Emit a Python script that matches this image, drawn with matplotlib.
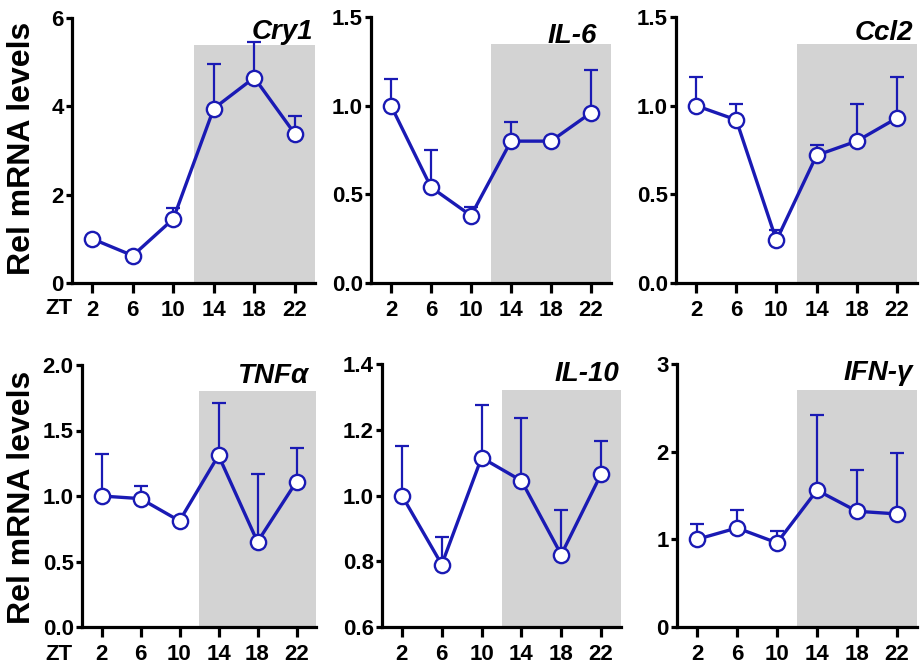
import matplotlib
matplotlib.use("Agg")
import matplotlib.pyplot as plt
from matplotlib.ticker import FixedLocator, FormatStrFormatter
from matplotlib.transforms import IdentityTransform

plt.rcParams['font.family'] = ['Liberation Sans', 'DejaVu Sans']
plt.rcParams['font.weight'] = 'bold'

# ---- data ----
zt = [2, 6, 10, 14, 18, 22]
zt_labels = ["2", "6", "10", "14", "18", "22"]

genes = ["Cry1", "IL-6", "Ccl2", "TNFα", "IL-10", "IFN-γ"]

cry1_mean = [1.00, 0.62, 1.45, 3.95, 4.65, 3.38]
cry1_err = [0.05, 0.03, 0.25, 1.00, 0.80, 0.40]

il6_mean = [1.00, 0.54, 0.38, 0.80, 0.80, 0.96]
il6_err = [0.15, 0.21, 0.05, 0.11, 0.00, 0.24]

ccl2_mean = [1.00, 0.92, 0.24, 0.72, 0.80, 0.93]
ccl2_err = [0.16, 0.09, 0.06, 0.06, 0.21, 0.23]

tnfa_mean = [1.00, 0.98, 0.81, 1.31, 0.65, 1.11]
tnfa_err = [0.32, 0.10, 0.00, 0.40, 0.52, 0.26]

il10_mean = [1.00, 0.79, 1.115, 1.045, 0.82, 1.065]
il10_err = [0.15, 0.085, 0.16, 0.19, 0.135, 0.10]

ifng_mean = [1.00, 1.13, 0.96, 1.56, 1.32, 1.29]
ifng_err = [0.17, 0.20, 0.13, 0.86, 0.47, 0.69]

means = [cry1_mean, il6_mean, ccl2_mean, tnfa_mean, il10_mean, ifng_mean]
errs = [cry1_err, il6_err, ccl2_err, tnfa_err, il10_err, ifng_err]

ylims = [(0, 6), (0, 1.5), (0, 1.5), (0, 2.0), (0.6, 1.4), (0, 3)]
yticks = [[0, 2, 4, 6], [0, 0.5, 1.0, 1.5], [0, 0.5, 1.0, 1.5],
          [0, 0.5, 1.0, 1.5, 2.0], [0.6, 0.8, 1.0, 1.2, 1.4], [0, 1, 2, 3]]
yfmts = ["%d", "%.1f", "%.1f", "%.1f", "%.1f", "%d"]

dark_start, dark_end = 12, 24

# ---- layout (pixels: left, right, top, bottom) ----
W, H = 921, 670
boxes = [(72, 315, 18, 283), (371, 611, 17, 283), (676, 917, 17, 283),
         (82, 316, 365, 627), (382, 621, 364, 627), (677, 917, 364, 627)]
title_dx = [2, 14, 4, 8, 2, 4]
title_dy = [14, 19, 16, 11, 10, 9]

blue = '#1a1ab4'
fig = plt.figure(figsize=(W / 100, H / 100), dpi=100)

for i in range(6):
    l, r, t, b = boxes[i]
    ax = fig.add_axes([l / W, 1 - b / H, (r - l) / W, (b - t) / H])
    ax.set_xlim(0, 24)
    ax.set_ylim(*ylims[i])
    ax.axvspan(dark_start, dark_end, ymin=0, ymax=0.9, color='#d3d3d3', lw=0, zorder=0)
    ax.errorbar(zt, means[i], yerr=[[0] * 6, errs[i]], fmt='none', ecolor=blue,
                elinewidth=1.6, capsize=4.8, capthick=1.6, zorder=2)
    ax.plot(zt, means[i], '-o', color=blue, lw=2.4, ms=11, mfc='white',
            mec=blue, mew=1.7, zorder=3)
    for s in ['top', 'right']:
        ax.spines[s].set_visible(False)
    for s in ['left', 'bottom']:
        ax.spines[s].set_linewidth(2.3)
    ax.xaxis.set_major_locator(FixedLocator(zt))
    ax.set_xticklabels(zt_labels)
    ax.yaxis.set_major_locator(FixedLocator(yticks[i]))
    ax.yaxis.set_major_formatter(FormatStrFormatter(yfmts[i]))
    ax.tick_params(axis='x', length=7, width=2.3, labelsize=16, pad=5)
    ax.tick_params(axis='y', length=4, width=2.3, labelsize=16, pad=2)
    for lab in ax.get_xticklabels() + ax.get_yticklabels():
        lab.set_fontweight('bold')
    fig.text(r - title_dx[i], H - (t + title_dy[i]), genes[i],
             transform=IdentityTransform(), ha='right', va='center',
             fontsize=20, fontweight='bold', fontstyle='italic')

for yc in (148, 497):
    fig.text(22 / W, 1 - yc / H, "Rel mRNA levels", rotation=90, ha='center',
             va='center', fontsize=23, fontweight='bold')
for yc in (309, 655):
    fig.text(59 / W, 1 - yc / H, "ZT", ha='center', va='center',
             fontsize=16, fontweight='bold')

fig.savefig("out.png", dpi=100)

▶ _Exercise task_: Without any pictures, reproduce the lines from the first one in the material through the line that has "dark_start, dark_end = 12, 24", exactly as they appear.

▶ _Finished task_:
Emit a Python script that matches this image, drawn with matplotlib.
import matplotlib
matplotlib.use("Agg")
import matplotlib.pyplot as plt
from matplotlib.ticker import FixedLocator, FormatStrFormatter
from matplotlib.transforms import IdentityTransform

plt.rcParams['font.family'] = ['Liberation Sans', 'DejaVu Sans']
plt.rcParams['font.weight'] = 'bold'

# ---- data ----
zt = [2, 6, 10, 14, 18, 22]
zt_labels = ["2", "6", "10", "14", "18", "22"]

genes = ["Cry1", "IL-6", "Ccl2", "TNFα", "IL-10", "IFN-γ"]

cry1_mean = [1.00, 0.62, 1.45, 3.95, 4.65, 3.38]
cry1_err = [0.05, 0.03, 0.25, 1.00, 0.80, 0.40]

il6_mean = [1.00, 0.54, 0.38, 0.80, 0.80, 0.96]
il6_err = [0.15, 0.21, 0.05, 0.11, 0.00, 0.24]

ccl2_mean = [1.00, 0.92, 0.24, 0.72, 0.80, 0.93]
ccl2_err = [0.16, 0.09, 0.06, 0.06, 0.21, 0.23]

tnfa_mean = [1.00, 0.98, 0.81, 1.31, 0.65, 1.11]
tnfa_err = [0.32, 0.10, 0.00, 0.40, 0.52, 0.26]

il10_mean = [1.00, 0.79, 1.115, 1.045, 0.82, 1.065]
il10_err = [0.15, 0.085, 0.16, 0.19, 0.135, 0.10]

ifng_mean = [1.00, 1.13, 0.96, 1.56, 1.32, 1.29]
ifng_err = [0.17, 0.20, 0.13, 0.86, 0.47, 0.69]

means = [cry1_mean, il6_mean, ccl2_mean, tnfa_mean, il10_mean, ifng_mean]
errs = [cry1_err, il6_err, ccl2_err, tnfa_err, il10_err, ifng_err]

ylims = [(0, 6), (0, 1.5), (0, 1.5), (0, 2.0), (0.6, 1.4), (0, 3)]
yticks = [[0, 2, 4, 6], [0, 0.5, 1.0, 1.5], [0, 0.5, 1.0, 1.5],
          [0, 0.5, 1.0, 1.5, 2.0], [0.6, 0.8, 1.0, 1.2, 1.4], [0, 1, 2, 3]]
yfmts = ["%d", "%.1f", "%.1f", "%.1f", "%.1f", "%d"]

dark_start, dark_end = 12, 24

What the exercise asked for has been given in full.